W środę w Sejmie doszło do spotkania pomiędzy szefem PiS Jarosławem Kaczyńskim a Lechem Kołakowskim. W rozmowach miał uczestniczyć także wicemarszałek Sejmu Ryszard Terlecki. Tuż po spotkaniu Kołakowski zapytany przez dziennikarzy stwierdził, że „fakt rozmowy z prezesem Kaczyńskim jest bardzo istotny”.
„Nie zmieniłem zdania”
W czwartek w rozmowie z portalem Wirtualna Polska poseł Prawa i Sprawiedliwości podkreślił jednak, że nie zmienił decyzji o swoim odejściu z partii, z którą jest związany od początku jej powstania.

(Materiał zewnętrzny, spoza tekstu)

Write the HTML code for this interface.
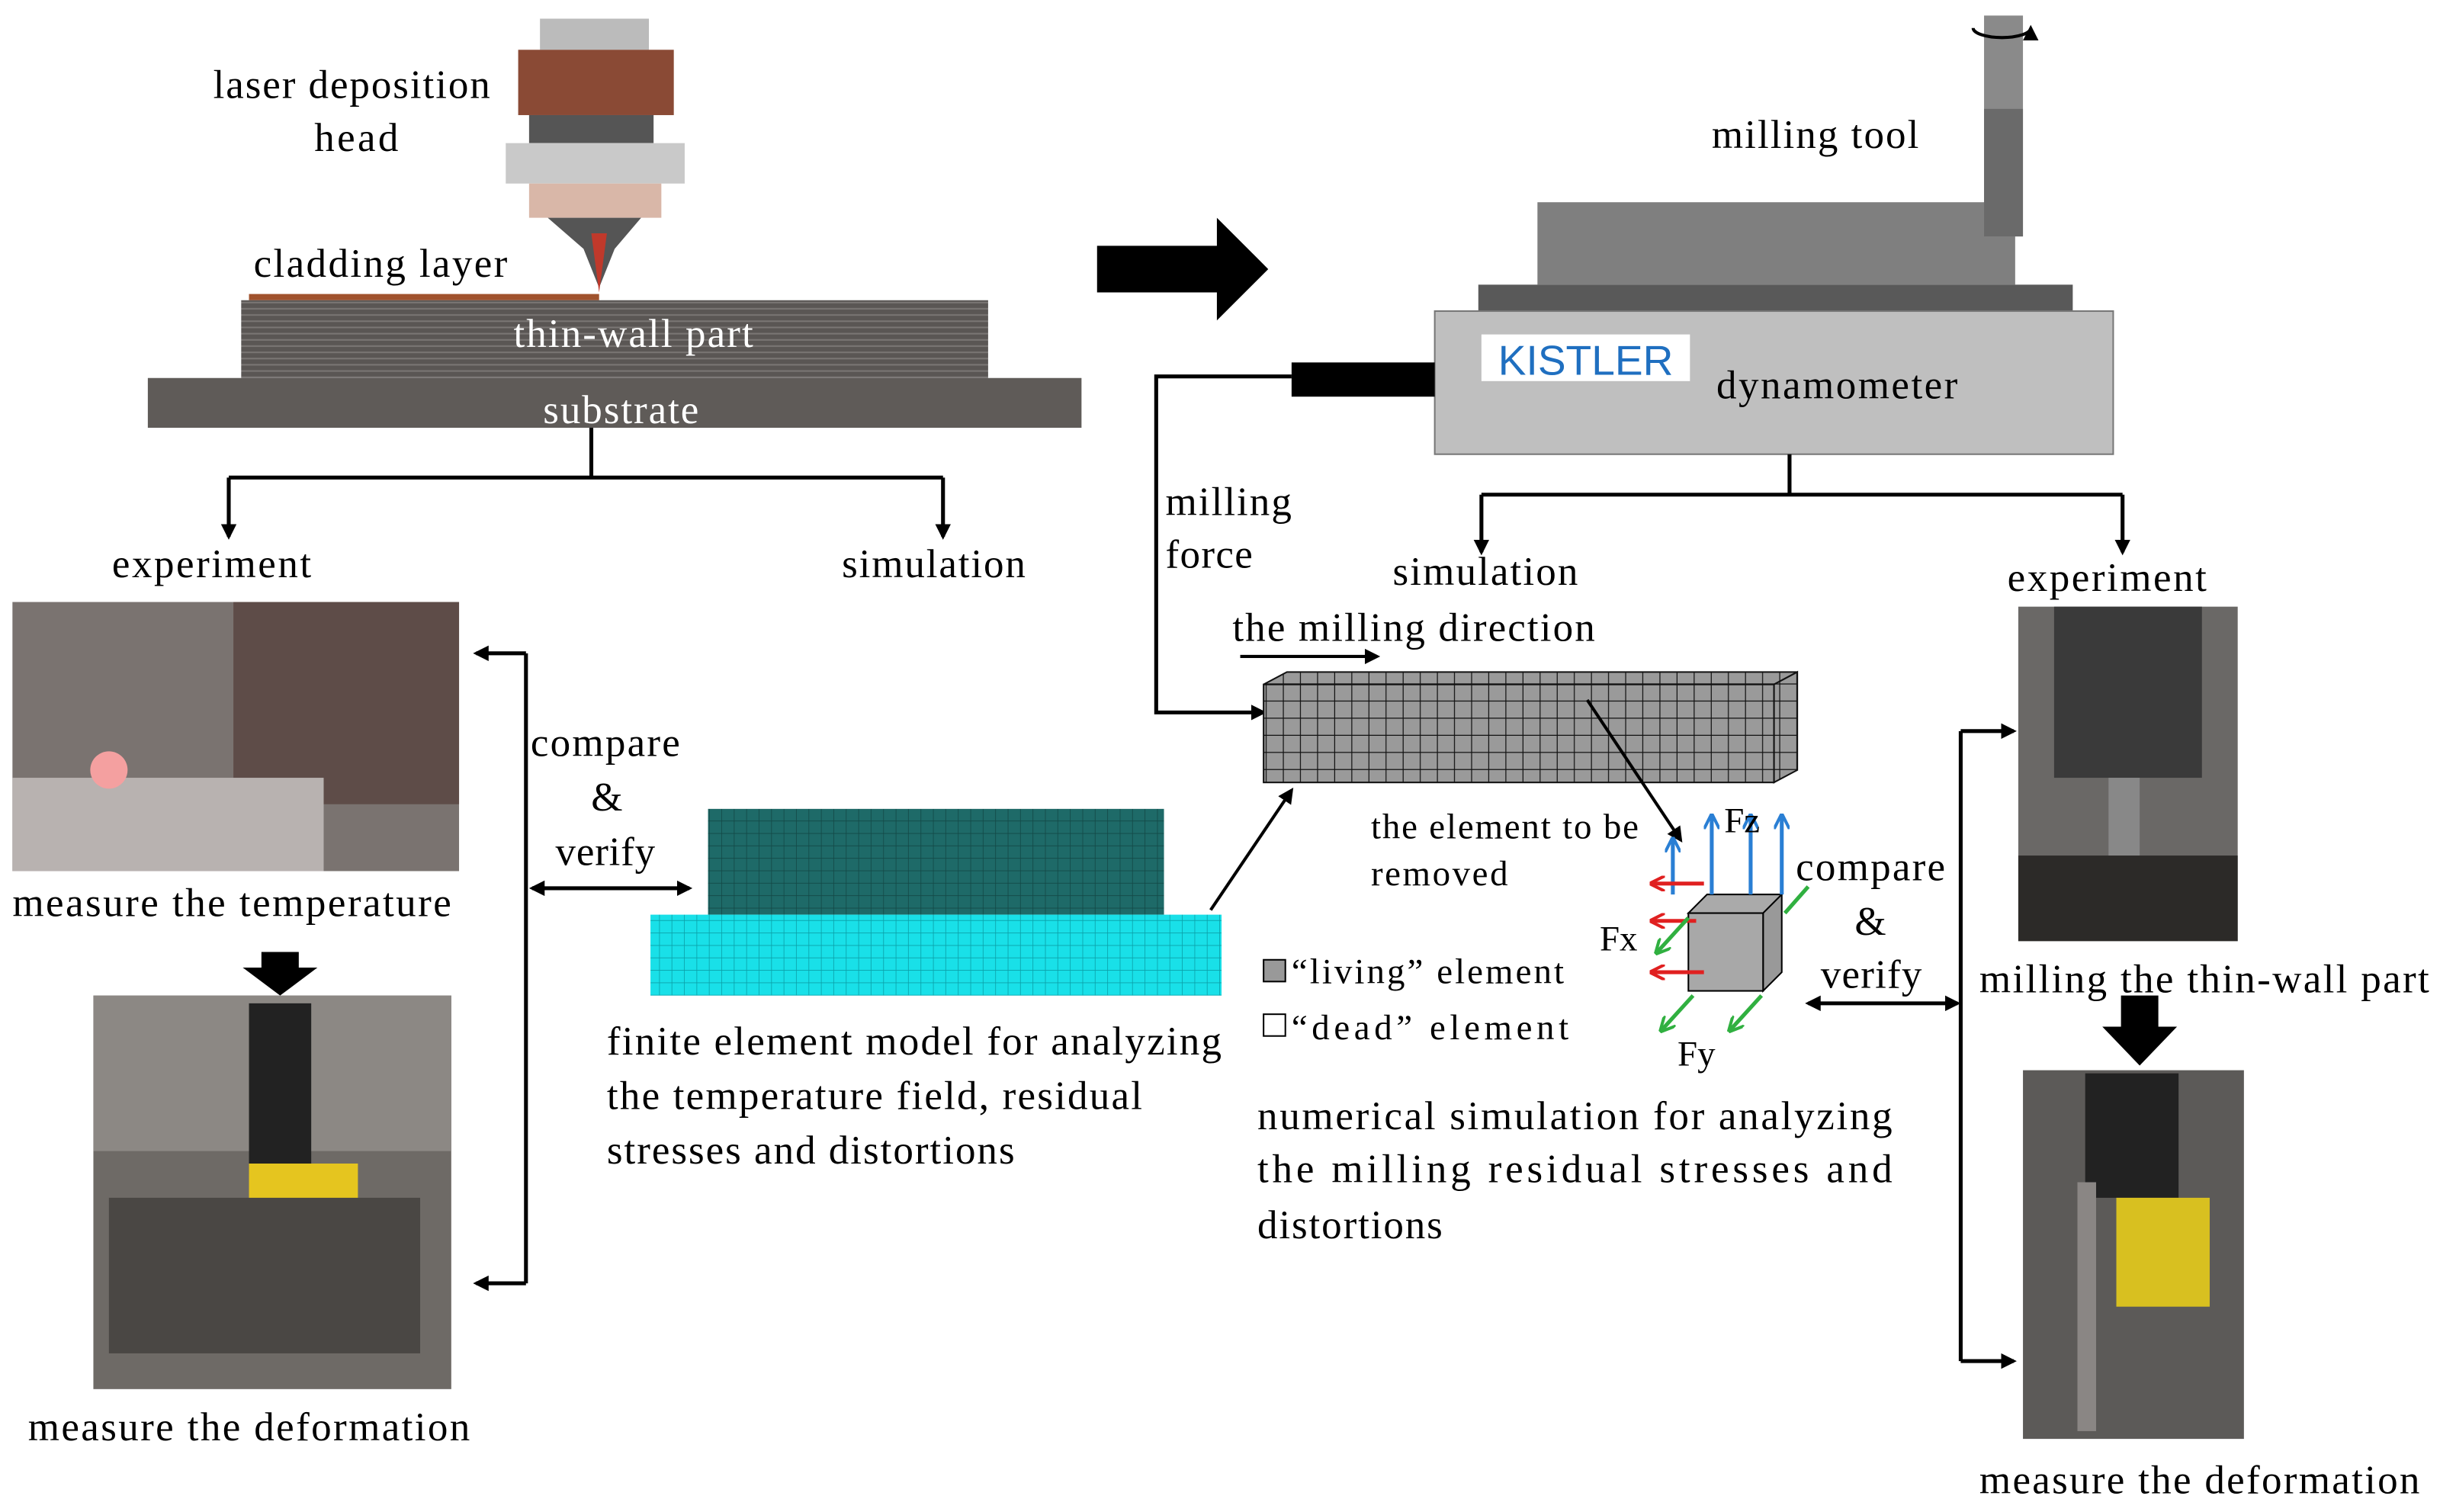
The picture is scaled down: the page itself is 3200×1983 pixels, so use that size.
<!DOCTYPE html>
<html><head><meta charset="utf-8"><style>html,body{margin:0;padding:0;background:#fff}svg{display:block}</style></head>
<body>
<svg width="3200" height="1983" viewBox="0 0 1568 972" preserveAspectRatio="none" xmlns="http://www.w3.org/2000/svg" font-family="Liberation Serif, serif" font-size="26">
<defs>
<marker id="a" markerWidth="10" markerHeight="10" refX="8" refY="5" orient="auto" markerUnits="userSpaceOnUse"><path d="M0,0 L10,5 L0,10 z" fill="#000"/></marker>
<marker id="ab" markerWidth="10" markerHeight="10" refX="2" refY="5" orient="auto" markerUnits="userSpaceOnUse"><path d="M10,0 L0,5 L10,10 z" fill="#000"/></marker>
<marker id="mb" markerWidth="10" markerHeight="10" refX="8" refY="5" orient="auto" markerUnits="userSpaceOnUse"><path d="M0,0 L10,5 L0,10" stroke="#2a7fd4" stroke-width="2" fill="none"/></marker>
<marker id="mr" markerWidth="10" markerHeight="10" refX="8" refY="5" orient="auto" markerUnits="userSpaceOnUse"><path d="M0,0 L10,5 L0,10" stroke="#e02020" stroke-width="2" fill="none"/></marker>
<marker id="mg" markerWidth="10" markerHeight="10" refX="8" refY="5" orient="auto" markerUnits="userSpaceOnUse"><path d="M0,0 L10,5 L0,10" stroke="#30b040" stroke-width="2" fill="none"/></marker>
<pattern id="stripes" width="10" height="4" patternUnits="userSpaceOnUse"><rect width="10" height="4" fill="#5a5654"/><rect y="2" width="10" height="1" fill="#7a7674"/></pattern>
<pattern id="g1" width="8" height="8" patternUnits="userSpaceOnUse"><rect width="8" height="8" fill="#1e6a68"/><path d="M8,0V8M0,8H8" stroke="#134846" stroke-width="0.8"/></pattern>
<pattern id="g2" width="8" height="8" patternUnits="userSpaceOnUse"><rect width="8" height="8" fill="#19e0e8"/><path d="M8,0V8M0,8H8" stroke="#0aa0a8" stroke-width="0.8"/></pattern>
<pattern id="g3" width="11" height="11" patternUnits="userSpaceOnUse"><rect width="11" height="11" fill="#9a9a9a"/><path d="M11,0V11M0,11H11" stroke="#111" stroke-width="1.2"/></pattern>
</defs>
<!-- laser head -->
<rect x="347" y="12" width="70" height="20" fill="#bbb"/>
<rect x="333" y="32" width="100" height="42" fill="#8a4a35"/>
<rect x="340" y="74" width="80" height="18" fill="#555"/>
<rect x="325" y="92" width="115" height="26" fill="#c9c9c9"/>
<rect x="340" y="118" width="85" height="22" fill="#d9b7a8"/>
<path d="M352,140 L412,140 L395,160 L385,185 L375,160 z" fill="#555"/>
<path d="M380,150 L390,150 L385,188 z" fill="#c0392b"/>
<text x="137" y="63" textLength="178">laser deposition</text>
<text x="202" y="97" textLength="54">head</text>
<text x="163" y="178" textLength="163">cladding  layer</text>
<rect x="160" y="189" width="225" height="4" fill="#a0522d"/>
<rect x="155" y="193" width="480" height="50" fill="url(#stripes)"/>
<rect x="95" y="243" width="600" height="32" fill="#5f5b58"/>
<text x="330" y="223" textLength="154" fill="#fff">thin-wall part</text>
<text x="349" y="272" textLength="100" fill="#fff">substrate</text>
<g stroke="#000" stroke-width="2.5" fill="none">
<path d="M380,275 V307 M147,307 H606"/>
<path d="M147,307 V345" marker-end="url(#a)"/>
<path d="M606,307 V345" marker-end="url(#a)"/>
</g>
<text x="72" y="371" textLength="128">experiment</text>
<text x="541" y="371" textLength="118">simulation</text>
<!-- photos left -->
<rect x="8" y="387" width="287" height="173" fill="#7a7370"/>
<rect x="150" y="387" width="145" height="130" fill="#5e4c48"/>
<rect x="8" y="500" width="200" height="60" fill="#b8b2b0"/>
<circle cx="70" cy="495" r="12" fill="#f4a0a0"/>
<text x="8" y="589" textLength="282">measure the temperature</text>
<path d="M168,612 H192 V622 H204 L180,640 L156,622 H168 z" fill="#000"/>
<rect x="60" y="640" width="230" height="253" fill="#6e6a66"/>
<rect x="60" y="640" width="230" height="100" fill="#8c8884"/>
<rect x="160" y="645" width="40" height="110" fill="#222"/>
<rect x="160" y="748" width="70" height="70" fill="#e5c51f"/>
<rect x="70" y="770" width="200" height="100" fill="#4a4744"/>
<text x="18" y="926" textLength="284">measure the deformation</text>
<!-- left compare -->
<g stroke="#000" stroke-width="2.5" fill="none">
<path d="M338,420 V825"/>
<path d="M338,420 H306" marker-end="url(#a)"/>
<path d="M338,825 H306" marker-end="url(#a)"/>
<path d="M342,571 H443" marker-start="url(#ab)" marker-end="url(#a)"/>
</g>
<text x="341" y="486" textLength="96">compare</text>
<text x="390" y="521" text-anchor="middle">&amp;</text>
<text x="357" y="556" textLength="64">verify</text>
<!-- FE model -->
<rect x="455" y="520" width="293" height="68" fill="url(#g1)"/>
<rect x="418" y="588" width="367" height="52" fill="url(#g2)"/>
<text x="390" y="678" textLength="395">finite element model for analyzing</text>
<text x="390" y="713" textLength="344">the temperature  field, residual</text>
<text x="390" y="748" textLength="262">stresses and distortions</text>
<path d="M778,585 L830,508" stroke="#000" stroke-width="2" marker-end="url(#a)"/>
<!-- big right arrow -->
<path d="M705,158 H782 V140 L815,173 L782,206 V188 H705 z" fill="#000"/>
<!-- milling setup -->
<rect x="988" y="130" width="307" height="53" fill="#7f7f7f"/>
<rect x="950" y="183" width="382" height="17" fill="#595959"/>
<rect x="922" y="200" width="436" height="92" fill="#bfbfbf" stroke="#777"/>
<rect x="952" y="215" width="134" height="30" fill="#fff"/>
<text x="1019" y="241" text-anchor="middle" font-family="Liberation Sans, sans-serif" font-size="27" fill="#1f6fc0">KISTLER</text>
<text x="1103" y="256" textLength="155">dynamometer</text>
<rect x="830" y="233" width="92" height="22" fill="#000"/>
<rect x="1275" y="10" width="25" height="142" fill="#8a8a8a"/>
<rect x="1275" y="70" width="25" height="82" fill="#6a6a6a"/>
<path d="M1268,18 A18,6 0 1 0 1305,18" stroke="#000" stroke-width="2" fill="none" marker-end="url(#a)"/>
<text x="1100" y="95" textLength="133">milling tool</text>
<g stroke="#000" stroke-width="2.5" fill="none">
<path d="M830,242 H743 V458 H812" marker-end="url(#a)"/>
<path d="M1150,292 V318 M952,318 H1364"/>
<path d="M952,318 V355" marker-end="url(#a)"/>
<path d="M1364,318 V355" marker-end="url(#a)"/>
</g>
<text x="749" y="331" textLength="81">milling</text>
<text x="749" y="365" textLength="56">force</text>
<text x="895" y="376" textLength="119">simulation</text>
<text x="1290" y="380" textLength="128">experiment</text>
<text x="792" y="412" textLength="233">the milling direction</text>
<path d="M797,422 H885" stroke="#000" stroke-width="2" marker-end="url(#a)"/>
<!-- mesh block -->
<path d="M812,440 L827,432 L1155,432 L1140,440 z" fill="url(#g3)" stroke="#111"/>
<path d="M1140,440 L1155,432 L1155,495 L1140,503 z" fill="url(#g3)" stroke="#111"/>
<rect x="812" y="440" width="328" height="63" fill="url(#g3)" stroke="#111"/>
<path d="M1020,450 L1080,540" stroke="#000" stroke-width="2" marker-end="url(#a)"/>
<text x="881" y="539" font-size="23" textLength="172">the element to be</text>
<text x="881" y="569" font-size="23" textLength="88">removed</text>
<!-- cube -->
<path d="M1085,587 L1097,575 L1145,575 L1133,587 z" fill="#aaa" stroke="#000"/>
<path d="M1133,587 L1145,575 L1145,625 L1133,637 z" fill="#999" stroke="#000"/>
<rect x="1085" y="587" width="48" height="50" fill="#a8a8a8" stroke="#000"/>
<g stroke="#2a7fd4" stroke-width="2.5" fill="none">
<path d="M1075,575 V540" marker-end="url(#mb)"/><path d="M1100,575 V525" marker-end="url(#mb)"/><path d="M1125,575 V525" marker-end="url(#mb)"/><path d="M1145,575 V525" marker-end="url(#mb)"/>
</g>
<g stroke="#e02020" stroke-width="2.5" fill="none"><path d="M1095,568 H1062" marker-end="url(#mr)"/><path d="M1090,592 H1062" marker-end="url(#mr)"/><path d="M1095,625 H1062" marker-end="url(#mr)"/></g>
<g stroke="#30b040" stroke-width="2.5" fill="none"><path d="M1085,590 L1065,612" marker-end="url(#mg)"/><path d="M1088,640 L1068,662" marker-end="url(#mg)"/><path d="M1132,640 L1112,662" marker-end="url(#mg)"/><path d="M1162,570 L1147,587"/></g>
<text x="1108" y="535" font-size="23">Fz</text>
<text x="1028" y="611" font-size="23">Fx</text>
<text x="1078" y="685" font-size="23">Fy</text>
<text x="1154" y="566" textLength="96">compare</text>
<text x="1202" y="601" text-anchor="middle">&amp;</text>
<text x="1170" y="635" textLength="65">verify</text>
<g stroke="#000" stroke-width="2.5" fill="none">
<path d="M1162,645 H1258" marker-start="url(#ab)" marker-end="url(#a)"/>
<path d="M1260,470 V875"/>
<path d="M1260,470 H1294" marker-end="url(#a)"/>
<path d="M1260,875 H1294" marker-end="url(#a)"/>
</g>
<rect x="812" y="617" width="14" height="14" fill="#999" stroke="#000"/>
<rect x="812" y="652" width="14" height="14" fill="#fff" stroke="#000"/>
<text x="830" y="632" font-size="23" textLength="175">“living”  element</text>
<text x="830" y="668" font-size="23" textLength="178">“dead”  element</text>
<text x="808" y="726" textLength="408">numerical simulation for analyzing</text>
<text x="808" y="760" textLength="408">the milling residual stresses and</text>
<text x="808" y="796" textLength="119">distortions</text>
<!-- right photos -->
<rect x="1297" y="390" width="141" height="215" fill="#6a6866"/>
<rect x="1320" y="390" width="95" height="110" fill="#3a3a3a"/>
<rect x="1355" y="500" width="20" height="50" fill="#888"/>
<rect x="1297" y="550" width="141" height="55" fill="#2c2a28"/>
<text x="1272" y="638" textLength="289">milling the thin-wall part</text>
<path d="M1363,640 H1387 V660 H1399 L1375,685 L1351,660 H1363 z" fill="#000"/>
<rect x="1300" y="688" width="142" height="237" fill="#5c5a58"/>
<rect x="1340" y="690" width="60" height="80" fill="#222"/>
<rect x="1360" y="770" width="60" height="70" fill="#d8c020"/>
<rect x="1335" y="760" width="12" height="160" fill="#8a8684"/>
<text x="1272" y="960" textLength="283">measure the deformation</text>
</svg>
</body></html>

– Nie zmieniłem swojej decyzji o odejściu z PiS, mimo że otrzymałem bardzo wiele telefonów od osób, które namawiały mnie do pozostania w partii. Zostało jednak niewyjaśnionych wiele bolesnych spraw, przede wszystkim związanych z moim okręgiem wyborczym. Czekam na kolejną rozmowę z Jarosławem Kaczyńskim – powiedział Kołakowski.
Jak dodał, kluczowy jest dla niego okręg wyborczy, a także sprawa „obrony rolników” przed tzw. piątką dla zwierząt.
– Chcę pracować dla ludzi i mówię to szczerze. Jest wiele inwestycji, które wymagają dokończenia. (…) Druga kwestia to obrona rolników. Nie pozwolę na degradację wsi, nie godzę się na "piątkę dla zwierząt" w żadnej formie – wyznał.